Set exercise:
Please transcribe the data that follows without the pictures, keeping every word the same.

Provided data:
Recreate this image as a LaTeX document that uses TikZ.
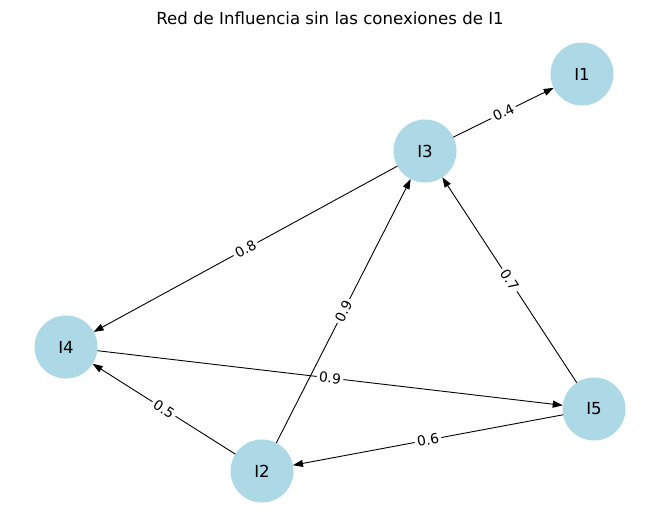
\documentclass[tikz,border=0pt]{standalone}
\usepackage{fontspec}
\setmainfont{DejaVu Sans}
\usetikzlibrary{arrows.meta}

\begin{document}
\begin{tikzpicture}[
  x=1pt, y=-1pt,
  agent/.style={circle, fill={rgb,255:red,173;green,216;blue,230}, minimum size=63pt, inner sep=0pt, outer sep=0pt, font=\fontsize{16.6}{18}\selectfont},
  link/.style={-{Stealth[length=10pt, width=7pt, inset=0pt]}, line width=0.9pt},
  weight/.style={midway, sloped, fill=white, inner sep=2.5pt, font=\fontsize{13.8}{15}\selectfont}
]
\useasboundingbox (0,0) rectangle (660,522);

% Title
\node[font=\fontsize{16.6}{18}\selectfont] (title) at (330,18) {Red de Influencia sin las conexiones de I1};

% Agents
\node[agent] (i1) at (582,74) {I1};
\node[agent] (i3) at (425,151) {I3};
\node[agent] (i4) at (66,347) {I4};
\node[agent] (i5) at (594,409) {I5};
\node[agent] (i2) at (262,471) {I2};

% Influences
\draw[link] (i3) -- (i1) node[weight] {0.4};
\draw[link] (i3) -- (i4) node[weight] {0.8};
\draw[link] (i2) -- (i3) node[weight] {0.9};
\draw[link] (i5) -- (i3) node[weight] {0.7};
\draw[link] (i4) -- (i5) node[weight] {0.9};
\draw[link] (i2) -- (i4) node[weight] {0.5};
\draw[link] (i5) -- (i2) node[weight] {0.6};
\end{tikzpicture}
\end{document}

Reply:
Recreate this image as a LaTeX document that uses TikZ.
\documentclass[tikz,border=0pt]{standalone}
\usepackage{fontspec}
\setmainfont{DejaVu Sans}
\usetikzlibrary{arrows.meta}

\begin{document}
\begin{tikzpicture}[
  x=1pt, y=-1pt,
  agent/.style={circle, fill={rgb,255:red,173;green,216;blue,230}, minimum size=63pt, inner sep=0pt, outer sep=0pt, font=\fontsize{16.6}{18}\selectfont},
  link/.style={-{Stealth[length=10pt, width=7pt, inset=0pt]}, line width=0.9pt},
  weight/.style={midway, sloped, fill=white, inner sep=2.5pt, font=\fontsize{13.8}{15}\selectfont}
]
\useasboundingbox (0,0) rectangle (660,522);

% Title
\node[font=\fontsize{16.6}{18}\selectfont] (title) at (330,18) {Red de Influencia sin las conexiones de I1};

% Agents
\node[agent] (i1) at (582,74) {I1};
\node[agent] (i3) at (425,151) {I3};
\node[agent] (i4) at (66,347) {I4};
\node[agent] (i5) at (594,409) {I5};
\node[agent] (i2) at (262,471) {I2};

% Influences
\draw[link] (i3) -- (i1) node[weight] {0.4};
\draw[link] (i3) -- (i4) node[weight] {0.8};
\draw[link] (i2) -- (i3) node[weight] {0.9};
\draw[link] (i5) -- (i3) node[weight] {0.7};
\draw[link] (i4) -- (i5) node[weight] {0.9};
\draw[link] (i2) -- (i4) node[weight] {0.5};
\draw[link] (i5) -- (i2) node[weight] {0.6};
\end{tikzpicture}
\end{document}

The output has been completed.